Now you’re ready to take your camera out and take some cool pictures, just remember that you will have to turn the paper clip counter-clockwise twice each time you take a picture to advance to the next frame. You will also need to hold your pinhole camera still when you take a photo (you can put it on something steady like a table, a stack of books…).

You can print this Exposure Guide which comes with the Diana Multi Pinhole Operator and keep your shutter open according to the amount of time stated in this useful guide.

Now you really are ready to shoot – Have fun with your new pinhole camera!

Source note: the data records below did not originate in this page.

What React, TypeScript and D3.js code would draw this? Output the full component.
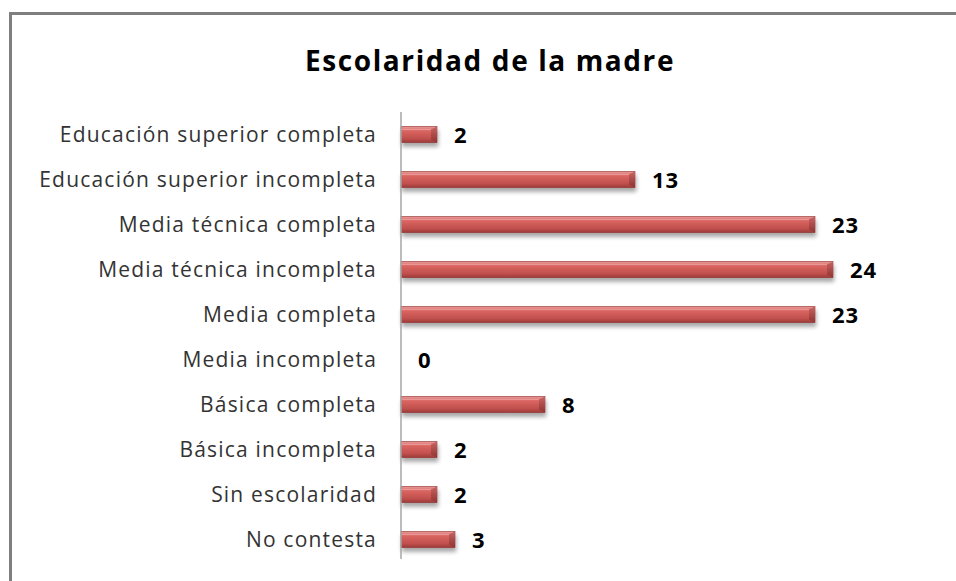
import React from "react";
import * as d3 from "d3";

const categories = [
  "Educación superior completa",
  "Educación superior incompleta",
  "Media técnica completa",
  "Media técnica incompleta",
  "Media completa",
  "Media incompleta",
  "Básica completa",
  "Básica incompleta",
  "Sin escolaridad",
  "No contesta",
];
const values = [2, 13, 23, 24, 23, 0, 8, 2, 2, 3];
const title = "Escolaridad de la madre";

const W = 956;
const H = 581;
const FONT = "'Open Sans', Lato, sans-serif";

export default function App() {
  const x = d3.scaleLinear().domain([0, 24]).range([401, 833]);
  const y = d3.scaleBand<string>().domain(categories).range([112, 562]).paddingInner(0.64).paddingOuter(0.32);
  const bh = y.bandwidth();
  return (
    <div style={{ position: "fixed", left: 0, top: 0 }}>
      <svg width={W} height={H} style={{ display: "block", background: "#fff" }}>
        <defs>
          <linearGradient id="barG" x1="0" y1="0" x2="0" y2="1">
            <stop offset="0" stopColor="#e89a98" />
            <stop offset="0.3" stopColor="#d9635f" />
            <stop offset="0.75" stopColor="#c0504d" />
            <stop offset="1" stopColor="#9c3a38" />
          </linearGradient>
          <linearGradient id="capG" x1="0" y1="0" x2="0" y2="1">
            <stop offset="0" stopColor="#c86462" />
            <stop offset="1" stopColor="#8f3432" />
          </linearGradient>
          <filter id="sh" x="-10%" y="-50%" width="130%" height="250%">
            <feGaussianBlur in="SourceAlpha" stdDeviation="2" />
            <feOffset dx="1" dy="4" result="b" />
            <feComponentTransfer>
              <feFuncA type="linear" slope="0.35" />
            </feComponentTransfer>
            <feMerge>
              <feMergeNode />
              <feMergeNode in="SourceGraphic" />
            </feMerge>
          </filter>
        </defs>
        <rect x={10.5} y={13.5} width={W} height={H} fill="#fff" stroke="#7f7f7f" strokeWidth={3} />
        <text x={490} y={71} textAnchor="middle" fontFamily={FONT} fontWeight={700} fontSize={28} letterSpacing={1.6} fill="#000">
          {title}
        </text>
        {categories.map((c, i) => {
          const yy = y(c)!;
          const x0 = x(0);
          const x1 = x(values[i]);
          const cy = yy + bh / 2;
          const bevel = Math.min(6, (x1 - x0) / 4);
          return (
            <g key={c}>
              {values[i] > 0 && (
                <g filter="url(#sh)">
                  <rect x={x0} y={yy} width={x1 - x0} height={bh} fill="url(#barG)" stroke="#8f3432" strokeWidth={0.6} />
                  <polygon
                    points={`${x1 - bevel},${yy + 3} ${x1},${yy} ${x1},${yy + bh} ${x1 - bevel},${yy + bh - 3}`}
                    fill="url(#capG)"
                  />
                  <line x1={x0} x2={x1 - bevel} y1={yy + 3} y2={yy + 3} stroke="#f1b3b1" strokeWidth={1} opacity={0.6} />
                </g>
              )}
              <text x={377} y={cy} dy="0.38em" textAnchor="end" fontFamily={FONT} fontSize={21} letterSpacing={1.2} fill="#333">
                {c}
              </text>
              <text x={x1 + 17} y={cy} dy="0.4em" fontFamily={FONT} fontWeight={700} fontSize={22} letterSpacing={0.8} fill="#000">
                {values[i]}
              </text>
            </g>
          );
        })}
        <line x1={x(0)} x2={x(0)} y1={112} y2={559} stroke="#a6a6a6" strokeWidth={1.5} />
      </svg>
    </div>
  );
}
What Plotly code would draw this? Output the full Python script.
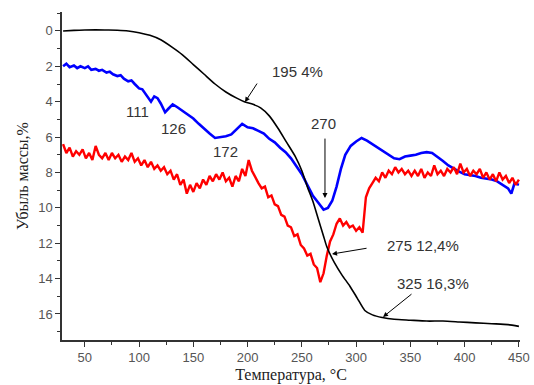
import plotly.graph_objects as go

# ---- data ----
black_x = [30, 40, 50, 60, 70, 80, 90, 100, 110, 120, 130, 140, 150, 160, 170, 180, 190, 197,
           205, 212, 220, 228, 236, 244, 250, 255, 260, 265, 270, 273, 280, 287, 294, 301, 308,
           315, 324, 335, 350, 365, 380, 395, 410, 425, 440, 450]
black_y = [0.0, -0.03, -0.05, -0.06, -0.05, -0.04, 0.0, 0.1, 0.25, 0.5, 0.9, 1.35, 1.9, 2.45, 3.0,
           3.45, 3.8, 4.0, 4.15, 4.35, 4.8, 5.5, 6.3, 7.1, 7.9, 8.8, 9.6, 10.6, 11.6, 12.2, 13.1,
           13.8, 14.4, 15.1, 15.8, 16.05, 16.2, 16.3, 16.35, 16.4, 16.4, 16.45, 16.5, 16.55, 16.6, 16.7]

blue_x = [30, 33, 36, 40, 43, 46, 50, 53, 56, 60, 63, 66, 70, 73, 76, 80, 83, 86, 90, 93, 96, 100,
          103, 106, 108, 111, 114, 117, 120, 124, 127, 131, 135, 140, 145, 150, 155, 160, 165, 170,
          175, 180, 185, 190, 195, 200, 205, 210, 215, 220, 225, 230, 235, 240, 245, 250, 255, 260,
          265, 270, 274, 278, 282, 286, 290, 295, 300, 305, 310, 315, 320, 325, 330, 335, 340, 345,
          350, 355, 360, 365, 370, 375, 380, 385, 390, 395, 400, 405, 410, 415, 420, 425, 430, 435,
          440, 443, 446, 450]
blue_y = [2.0, 1.85, 2.05, 1.95, 2.1, 2.0, 2.1, 2.0, 2.2, 2.15, 2.25, 2.2, 2.35, 2.3, 2.45, 2.55,
          2.5, 2.7, 2.85, 2.8, 3.0, 3.25, 3.3, 3.55, 3.7, 4.0, 3.7, 3.8, 4.1, 4.6, 4.4, 4.15, 4.3,
          4.5, 4.7, 4.95, 5.25, 5.55, 5.8, 6.05, 6.0, 5.95, 5.85, 5.55, 5.25, 5.45, 5.5, 5.65, 5.8,
          6.1, 6.3, 6.6, 6.85, 7.2, 7.65, 8.1, 8.7, 9.3, 9.7, 10.1, 10.0, 9.6, 8.8, 7.8, 7.0, 6.5,
          6.25, 6.05, 6.2, 6.4, 6.6, 6.8, 7.0, 7.2, 7.25, 7.1, 7.05, 7.0, 6.9, 6.85, 6.9, 7.1, 7.35,
          7.6, 7.8, 7.95, 8.1, 8.15, 8.2, 8.3, 8.35, 8.4, 8.5, 8.7, 8.9, 9.2, 8.6, 8.7]

red_x = list(range(30, 451, 3))
red_y = [6.4, 6.9, 6.6, 7.1, 6.8, 7.0, 6.7, 7.2, 6.9, 7.3, 6.5, 7.0, 7.2, 6.9, 7.3, 6.9, 7.2, 7.0,
         7.4, 7.1, 7.3, 6.9, 7.4, 7.2, 7.6, 7.3, 7.7, 7.4, 7.8, 7.6, 7.9, 7.7, 8.1, 7.9, 8.4, 8.1,
         8.7, 8.4, 9.2, 8.7, 9.1, 8.6, 8.9, 8.4, 8.7, 8.2, 8.5, 8.1, 8.4, 8.0, 8.5, 8.3, 8.8, 8.2,
         8.5, 7.8, 8.2, 7.3, 7.9, 8.3, 8.6, 8.9, 8.8, 9.4, 9.3, 9.8, 9.9, 10.4, 10.5, 11.0, 11.1,
         11.6, 11.5, 12.1, 12.3, 12.7, 12.6, 13.2, 13.4, 14.2, 13.7, 12.7, 11.9, 11.5, 10.9, 10.6,
         11.0, 10.8, 11.1, 11.0, 11.3, 11.1, 11.4, 9.4, 8.9, 8.6, 8.3, 8.5, 8.0, 8.3, 7.9, 8.1,
         7.7, 8.0, 7.8, 8.1, 7.9, 8.2, 7.9, 8.2, 7.8, 8.3, 8.0, 8.2, 7.6, 8.1, 7.9, 8.2, 7.8, 8.0,
         7.7, 8.1, 7.5, 8.0, 7.8, 8.2, 7.9, 8.1, 7.8, 8.3, 8.0, 8.4, 8.1, 8.5, 8.0, 8.4, 8.2, 8.6,
         8.3, 8.7, 8.4]

# labels: (text, x, y)
plain_labels = [("111", 99, 4.58), ("126", 131.3, 5.49), ("172", 179.2, 6.84)]
# labelled arrows: (text, text_x, text_y, tip_x, tip_y, tail_x, tail_y)
arrow_labels = [
    ("195 4%", 246.4, 2.32, 197.6, 4.02, 209.6, 2.89),
    ("270", 270.4, 5.26, 271.3, 9.44, 271.3, 6.0),
    ("275 12,4%", 361.6, 12.1, 277.8, 12.61, 311.0, 12.27),
    ("325 16,3%", 370.8, 14.25, 324.8, 16.17, 352.4, 14.81),
]

x_ticks = [50, 100, 150, 200, 250, 300, 350, 400, 450]
y_ticks = [0, 2, 4, 6, 8, 10, 12, 14, 16]

fig = go.Figure()
fig.add_trace(go.Scatter(x=blue_x, y=blue_y, mode="lines",
                         line=dict(color="#0000ff", width=2.6), showlegend=False))
fig.add_trace(go.Scatter(x=red_x, y=red_y, mode="lines",
                         line=dict(color="#ff0000", width=2.4), showlegend=False))
fig.add_trace(go.Scatter(x=black_x, y=black_y, mode="lines",
                         line=dict(color="#000000", width=1.6, shape="spline", smoothing=0.6),
                         showlegend=False))

lab_font = dict(family="Liberation Sans, Arial", size=15, color="#333333")
anns = []
for t, x, y in plain_labels:
    anns.append(dict(text=t, x=x, y=y, xref="x", yref="y", showarrow=False, font=lab_font))
for t, tx, ty, hx, hy, ax, ay in arrow_labels:
    anns.append(dict(text=t, x=tx, y=ty, xref="x", yref="y", showarrow=False, font=lab_font))
    anns.append(dict(text="", x=hx, y=hy, xref="x", yref="y", ax=ax, ay=ay,
                     axref="x", ayref="y", showarrow=True, arrowhead=2, arrowsize=1,
                     arrowwidth=1, arrowcolor="#000000"))

tick_font = dict(family="Liberation Sans, Arial", size=13, color="#555555")
fig.update_layout(
    width=534, height=385,
    margin=dict(l=62, r=14, t=12, b=45),
    paper_bgcolor="white", plot_bgcolor="white",
    annotations=anns,
    xaxis=dict(range=[29, 451], tickvals=x_ticks, ticks="outside", ticklen=5, tickwidth=1.2,
               tickcolor="#333", showline=True, linecolor="#333", linewidth=1.5,
               showgrid=False, zeroline=False, tickfont=tick_font, automargin=False,
               minor=dict(dtick=25, tick0=25, ticks="outside", ticklen=3, tickcolor="#333"),
               title=dict(text="Температура, °С", standoff=4,
                          font=dict(family="Liberation Serif, Times New Roman", size=16, color="#222"))),
    yaxis=dict(range=[17.47, -1.07], tickvals=y_ticks, ticks="outside", ticklen=5, tickwidth=1.2,
               tickcolor="#333", showline=True, linecolor="#333", linewidth=1.5,
               showgrid=False, zeroline=False, tickfont=tick_font, automargin=False,
               minor=dict(dtick=1, tick0=1, ticks="outside", ticklen=3, tickcolor="#333"),
               title=dict(text="Убыль массы,%", standoff=6,
                          font=dict(family="Liberation Serif, Times New Roman", size=16, color="#222"))),
)

fig.write_html("out.html", config={"displayModeBar": False},
               post_script="document.body.style.margin='0';")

written by sidsel on 2012-05-02 #gear #tutorials #diy #pinhole #camera #tutorial #tipster #how-to #film-boxes #playing-with-pinholes #35mm-pinhole-camera


  1. arurin
    arurin ·

    nice will be nice if you show some sample photos from your work ;)

  2. sidsel
    sidsel ·

    Thank you, @arurin! I will definitely post a link here in the comments as soon as l get the roll developed, I made this camera as a part of my project for Worldwide Pinhole Photography Day [last April 29], so it might a while before I get to upload them here! Thanks for the like as well! :-)

  3. lostlittlekid
    lostlittlekid ·

    So gonna try this! Great tip! :D

  4. sidsel
    sidsel ·

    Thank you @lostlittlekid ! I'd love to see your results! :-)

  5. skrutt
    skrutt ·

    Really nice tipster! Will try this pin-hole someday!

  6. sidsel
    sidsel ·

    Thank you @skrutt!

  7. marypaulinem
    marypaulinem ·

    This is going on my to-do list! I may even move it up to the top! Thanks!

  8. sidsel
    sidsel ·

    Thank you @marypaulinem for reading my article, I'm so glad to hear you enjoyed it so much! Feel free to share here a link to your pictures when you get to build your own film box pinhole camera! :-)

  9. vanilajan
    vanilajan ·

    Cool~! Can't wait to make one!!! :D

  10. liveandbefree
    liveandbefree ·

    Sweet! Made one. So curious how the photos will turn out.
    Awesome and supereasy DIY, love it.